■ REQUIREMENTS ■
Write the data out again exactly, dropping any images it holds.

[Start of GIVEN MATERIAL]

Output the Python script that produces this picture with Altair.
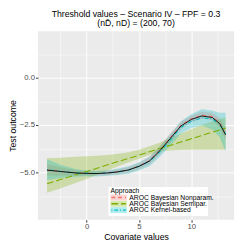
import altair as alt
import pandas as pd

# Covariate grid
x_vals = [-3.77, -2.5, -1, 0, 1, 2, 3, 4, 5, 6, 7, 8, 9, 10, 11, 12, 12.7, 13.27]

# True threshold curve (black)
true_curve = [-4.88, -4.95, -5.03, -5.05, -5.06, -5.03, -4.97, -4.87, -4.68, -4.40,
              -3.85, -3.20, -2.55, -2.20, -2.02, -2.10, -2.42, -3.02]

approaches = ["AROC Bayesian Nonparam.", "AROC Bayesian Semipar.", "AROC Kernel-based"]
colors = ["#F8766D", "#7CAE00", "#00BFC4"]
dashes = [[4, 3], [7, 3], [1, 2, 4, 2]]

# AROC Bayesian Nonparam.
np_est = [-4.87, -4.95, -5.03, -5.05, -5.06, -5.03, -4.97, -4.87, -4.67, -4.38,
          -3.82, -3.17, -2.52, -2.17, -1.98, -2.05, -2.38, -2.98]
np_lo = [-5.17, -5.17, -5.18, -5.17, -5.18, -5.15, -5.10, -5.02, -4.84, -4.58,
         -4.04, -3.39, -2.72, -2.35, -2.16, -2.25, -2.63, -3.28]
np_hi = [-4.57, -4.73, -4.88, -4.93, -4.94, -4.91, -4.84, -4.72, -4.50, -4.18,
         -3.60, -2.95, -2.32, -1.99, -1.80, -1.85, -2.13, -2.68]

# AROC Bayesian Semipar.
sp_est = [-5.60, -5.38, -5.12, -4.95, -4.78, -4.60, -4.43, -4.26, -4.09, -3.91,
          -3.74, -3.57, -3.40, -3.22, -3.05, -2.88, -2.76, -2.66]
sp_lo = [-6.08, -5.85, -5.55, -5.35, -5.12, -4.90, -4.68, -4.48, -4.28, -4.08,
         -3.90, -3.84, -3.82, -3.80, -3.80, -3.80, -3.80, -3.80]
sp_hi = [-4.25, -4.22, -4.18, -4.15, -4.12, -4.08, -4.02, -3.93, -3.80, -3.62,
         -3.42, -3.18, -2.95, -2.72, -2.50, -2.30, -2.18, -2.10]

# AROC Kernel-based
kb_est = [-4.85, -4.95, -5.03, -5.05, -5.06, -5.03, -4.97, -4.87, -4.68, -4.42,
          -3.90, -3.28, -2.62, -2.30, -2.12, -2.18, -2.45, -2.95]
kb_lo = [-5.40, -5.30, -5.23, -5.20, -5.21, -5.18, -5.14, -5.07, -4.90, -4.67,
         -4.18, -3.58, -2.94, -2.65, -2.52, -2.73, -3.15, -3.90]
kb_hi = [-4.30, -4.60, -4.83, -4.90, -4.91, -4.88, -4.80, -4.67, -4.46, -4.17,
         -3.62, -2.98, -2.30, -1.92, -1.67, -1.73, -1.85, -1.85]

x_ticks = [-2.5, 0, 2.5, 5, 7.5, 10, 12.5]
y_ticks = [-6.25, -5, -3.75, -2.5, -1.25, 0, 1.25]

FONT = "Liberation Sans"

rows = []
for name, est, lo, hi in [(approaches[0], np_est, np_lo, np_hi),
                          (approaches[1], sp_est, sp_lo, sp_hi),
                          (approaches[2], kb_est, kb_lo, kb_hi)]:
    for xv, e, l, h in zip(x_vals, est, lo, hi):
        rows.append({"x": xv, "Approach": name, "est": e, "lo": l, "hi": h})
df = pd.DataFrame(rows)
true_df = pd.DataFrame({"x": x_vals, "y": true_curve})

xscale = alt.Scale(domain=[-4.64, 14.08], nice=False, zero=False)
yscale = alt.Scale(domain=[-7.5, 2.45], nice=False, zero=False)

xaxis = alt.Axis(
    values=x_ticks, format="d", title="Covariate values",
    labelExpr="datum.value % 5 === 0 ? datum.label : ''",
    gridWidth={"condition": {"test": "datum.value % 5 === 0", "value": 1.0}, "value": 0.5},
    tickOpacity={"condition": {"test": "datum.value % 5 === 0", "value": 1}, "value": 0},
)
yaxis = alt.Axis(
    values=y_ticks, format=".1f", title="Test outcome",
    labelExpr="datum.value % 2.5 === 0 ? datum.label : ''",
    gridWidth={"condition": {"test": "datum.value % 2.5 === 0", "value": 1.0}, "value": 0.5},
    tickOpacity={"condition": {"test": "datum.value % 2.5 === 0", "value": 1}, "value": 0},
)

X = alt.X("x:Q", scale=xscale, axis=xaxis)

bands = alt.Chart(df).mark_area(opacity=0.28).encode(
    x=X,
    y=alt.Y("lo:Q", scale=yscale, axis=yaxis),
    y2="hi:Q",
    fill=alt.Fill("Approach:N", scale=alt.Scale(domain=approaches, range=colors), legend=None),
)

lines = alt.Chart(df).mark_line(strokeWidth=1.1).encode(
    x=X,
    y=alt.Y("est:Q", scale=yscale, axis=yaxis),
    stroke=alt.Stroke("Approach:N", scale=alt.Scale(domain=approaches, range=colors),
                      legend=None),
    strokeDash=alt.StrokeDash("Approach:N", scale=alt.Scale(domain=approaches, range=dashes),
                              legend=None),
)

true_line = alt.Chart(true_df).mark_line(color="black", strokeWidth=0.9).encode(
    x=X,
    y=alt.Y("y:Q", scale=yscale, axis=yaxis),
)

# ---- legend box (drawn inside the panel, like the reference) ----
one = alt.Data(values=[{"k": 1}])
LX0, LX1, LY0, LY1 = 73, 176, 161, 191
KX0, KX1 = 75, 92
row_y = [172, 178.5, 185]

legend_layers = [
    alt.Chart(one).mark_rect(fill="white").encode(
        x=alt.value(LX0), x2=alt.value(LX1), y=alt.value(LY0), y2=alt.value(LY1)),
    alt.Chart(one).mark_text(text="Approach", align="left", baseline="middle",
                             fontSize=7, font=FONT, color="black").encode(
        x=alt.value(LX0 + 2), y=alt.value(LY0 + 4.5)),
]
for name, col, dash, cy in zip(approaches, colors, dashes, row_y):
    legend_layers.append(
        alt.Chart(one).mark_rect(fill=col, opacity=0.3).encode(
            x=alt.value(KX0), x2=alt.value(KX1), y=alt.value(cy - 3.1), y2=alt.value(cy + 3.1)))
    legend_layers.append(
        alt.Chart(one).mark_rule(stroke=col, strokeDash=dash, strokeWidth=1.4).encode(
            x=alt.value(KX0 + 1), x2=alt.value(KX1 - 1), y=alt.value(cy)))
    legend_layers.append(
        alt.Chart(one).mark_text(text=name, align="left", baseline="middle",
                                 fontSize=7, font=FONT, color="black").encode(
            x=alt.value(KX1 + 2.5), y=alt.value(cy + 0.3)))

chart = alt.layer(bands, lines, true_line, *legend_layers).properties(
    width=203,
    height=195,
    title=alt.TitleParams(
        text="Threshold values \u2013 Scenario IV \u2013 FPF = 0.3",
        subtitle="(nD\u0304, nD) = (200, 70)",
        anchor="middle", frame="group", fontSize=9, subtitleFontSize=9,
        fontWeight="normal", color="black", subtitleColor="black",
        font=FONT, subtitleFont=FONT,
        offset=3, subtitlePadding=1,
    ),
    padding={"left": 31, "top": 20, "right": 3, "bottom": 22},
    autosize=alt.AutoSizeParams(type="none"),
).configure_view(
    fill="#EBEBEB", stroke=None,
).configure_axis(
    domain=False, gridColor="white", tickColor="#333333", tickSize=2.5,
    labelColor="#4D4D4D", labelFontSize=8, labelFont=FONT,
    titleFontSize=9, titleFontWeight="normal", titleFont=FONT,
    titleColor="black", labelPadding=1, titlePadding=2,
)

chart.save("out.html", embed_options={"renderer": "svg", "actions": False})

[End of GIVEN MATERIAL]

■ SOLUTION FOR THIS PROBLEM ■
Output the Python script that produces this picture with Altair.
import altair as alt
import pandas as pd

# Covariate grid
x_vals = [-3.77, -2.5, -1, 0, 1, 2, 3, 4, 5, 6, 7, 8, 9, 10, 11, 12, 12.7, 13.27]

# True threshold curve (black)
true_curve = [-4.88, -4.95, -5.03, -5.05, -5.06, -5.03, -4.97, -4.87, -4.68, -4.40,
              -3.85, -3.20, -2.55, -2.20, -2.02, -2.10, -2.42, -3.02]

approaches = ["AROC Bayesian Nonparam.", "AROC Bayesian Semipar.", "AROC Kernel-based"]
colors = ["#F8766D", "#7CAE00", "#00BFC4"]
dashes = [[4, 3], [7, 3], [1, 2, 4, 2]]

# AROC Bayesian Nonparam.
np_est = [-4.87, -4.95, -5.03, -5.05, -5.06, -5.03, -4.97, -4.87, -4.67, -4.38,
          -3.82, -3.17, -2.52, -2.17, -1.98, -2.05, -2.38, -2.98]
np_lo = [-5.17, -5.17, -5.18, -5.17, -5.18, -5.15, -5.10, -5.02, -4.84, -4.58,
         -4.04, -3.39, -2.72, -2.35, -2.16, -2.25, -2.63, -3.28]
np_hi = [-4.57, -4.73, -4.88, -4.93, -4.94, -4.91, -4.84, -4.72, -4.50, -4.18,
         -3.60, -2.95, -2.32, -1.99, -1.80, -1.85, -2.13, -2.68]

# AROC Bayesian Semipar.
sp_est = [-5.60, -5.38, -5.12, -4.95, -4.78, -4.60, -4.43, -4.26, -4.09, -3.91,
          -3.74, -3.57, -3.40, -3.22, -3.05, -2.88, -2.76, -2.66]
sp_lo = [-6.08, -5.85, -5.55, -5.35, -5.12, -4.90, -4.68, -4.48, -4.28, -4.08,
         -3.90, -3.84, -3.82, -3.80, -3.80, -3.80, -3.80, -3.80]
sp_hi = [-4.25, -4.22, -4.18, -4.15, -4.12, -4.08, -4.02, -3.93, -3.80, -3.62,
         -3.42, -3.18, -2.95, -2.72, -2.50, -2.30, -2.18, -2.10]

# AROC Kernel-based
kb_est = [-4.85, -4.95, -5.03, -5.05, -5.06, -5.03, -4.97, -4.87, -4.68, -4.42,
          -3.90, -3.28, -2.62, -2.30, -2.12, -2.18, -2.45, -2.95]
kb_lo = [-5.40, -5.30, -5.23, -5.20, -5.21, -5.18, -5.14, -5.07, -4.90, -4.67,
         -4.18, -3.58, -2.94, -2.65, -2.52, -2.73, -3.15, -3.90]
kb_hi = [-4.30, -4.60, -4.83, -4.90, -4.91, -4.88, -4.80, -4.67, -4.46, -4.17,
         -3.62, -2.98, -2.30, -1.92, -1.67, -1.73, -1.85, -1.85]

x_ticks = [-2.5, 0, 2.5, 5, 7.5, 10, 12.5]
y_ticks = [-6.25, -5, -3.75, -2.5, -1.25, 0, 1.25]

FONT = "Liberation Sans"

rows = []
for name, est, lo, hi in [(approaches[0], np_est, np_lo, np_hi),
                          (approaches[1], sp_est, sp_lo, sp_hi),
                          (approaches[2], kb_est, kb_lo, kb_hi)]:
    for xv, e, l, h in zip(x_vals, est, lo, hi):
        rows.append({"x": xv, "Approach": name, "est": e, "lo": l, "hi": h})
df = pd.DataFrame(rows)
true_df = pd.DataFrame({"x": x_vals, "y": true_curve})

xscale = alt.Scale(domain=[-4.64, 14.08], nice=False, zero=False)
yscale = alt.Scale(domain=[-7.5, 2.45], nice=False, zero=False)

xaxis = alt.Axis(
    values=x_ticks, format="d", title="Covariate values",
    labelExpr="datum.value % 5 === 0 ? datum.label : ''",
    gridWidth={"condition": {"test": "datum.value % 5 === 0", "value": 1.0}, "value": 0.5},
    tickOpacity={"condition": {"test": "datum.value % 5 === 0", "value": 1}, "value": 0},
)
yaxis = alt.Axis(
    values=y_ticks, format=".1f", title="Test outcome",
    labelExpr="datum.value % 2.5 === 0 ? datum.label : ''",
    gridWidth={"condition": {"test": "datum.value % 2.5 === 0", "value": 1.0}, "value": 0.5},
    tickOpacity={"condition": {"test": "datum.value % 2.5 === 0", "value": 1}, "value": 0},
)

X = alt.X("x:Q", scale=xscale, axis=xaxis)

bands = alt.Chart(df).mark_area(opacity=0.28).encode(
    x=X,
    y=alt.Y("lo:Q", scale=yscale, axis=yaxis),
    y2="hi:Q",
    fill=alt.Fill("Approach:N", scale=alt.Scale(domain=approaches, range=colors), legend=None),
)

lines = alt.Chart(df).mark_line(strokeWidth=1.1).encode(
    x=X,
    y=alt.Y("est:Q", scale=yscale, axis=yaxis),
    stroke=alt.Stroke("Approach:N", scale=alt.Scale(domain=approaches, range=colors),
                      legend=None),
    strokeDash=alt.StrokeDash("Approach:N", scale=alt.Scale(domain=approaches, range=dashes),
                              legend=None),
)

true_line = alt.Chart(true_df).mark_line(color="black", strokeWidth=0.9).encode(
    x=X,
    y=alt.Y("y:Q", scale=yscale, axis=yaxis),
)

# ---- legend box (drawn inside the panel, like the reference) ----
one = alt.Data(values=[{"k": 1}])
LX0, LX1, LY0, LY1 = 73, 176, 161, 191
KX0, KX1 = 75, 92
row_y = [172, 178.5, 185]

legend_layers = [
    alt.Chart(one).mark_rect(fill="white").encode(
        x=alt.value(LX0), x2=alt.value(LX1), y=alt.value(LY0), y2=alt.value(LY1)),
    alt.Chart(one).mark_text(text="Approach", align="left", baseline="middle",
                             fontSize=7, font=FONT, color="black").encode(
        x=alt.value(LX0 + 2), y=alt.value(LY0 + 4.5)),
]
for name, col, dash, cy in zip(approaches, colors, dashes, row_y):
    legend_layers.append(
        alt.Chart(one).mark_rect(fill=col, opacity=0.3).encode(
            x=alt.value(KX0), x2=alt.value(KX1), y=alt.value(cy - 3.1), y2=alt.value(cy + 3.1)))
    legend_layers.append(
        alt.Chart(one).mark_rule(stroke=col, strokeDash=dash, strokeWidth=1.4).encode(
            x=alt.value(KX0 + 1), x2=alt.value(KX1 - 1), y=alt.value(cy)))
    legend_layers.append(
        alt.Chart(one).mark_text(text=name, align="left", baseline="middle",
                                 fontSize=7, font=FONT, color="black").encode(
            x=alt.value(KX1 + 2.5), y=alt.value(cy + 0.3)))

chart = alt.layer(bands, lines, true_line, *legend_layers).properties(
    width=203,
    height=195,
    title=alt.TitleParams(
        text="Threshold values \u2013 Scenario IV \u2013 FPF = 0.3",
        subtitle="(nD\u0304, nD) = (200, 70)",
        anchor="middle", frame="group", fontSize=9, subtitleFontSize=9,
        fontWeight="normal", color="black", subtitleColor="black",
        font=FONT, subtitleFont=FONT,
        offset=3, subtitlePadding=1,
    ),
    padding={"left": 31, "top": 20, "right": 3, "bottom": 22},
    autosize=alt.AutoSizeParams(type="none"),
).configure_view(
    fill="#EBEBEB", stroke=None,
).configure_axis(
    domain=False, gridColor="white", tickColor="#333333", tickSize=2.5,
    labelColor="#4D4D4D", labelFontSize=8, labelFont=FONT,
    titleFontSize=9, titleFontWeight="normal", titleFont=FONT,
    titleColor="black", labelPadding=1, titlePadding=2,
)

chart.save("out.html", embed_options={"renderer": "svg", "actions": False})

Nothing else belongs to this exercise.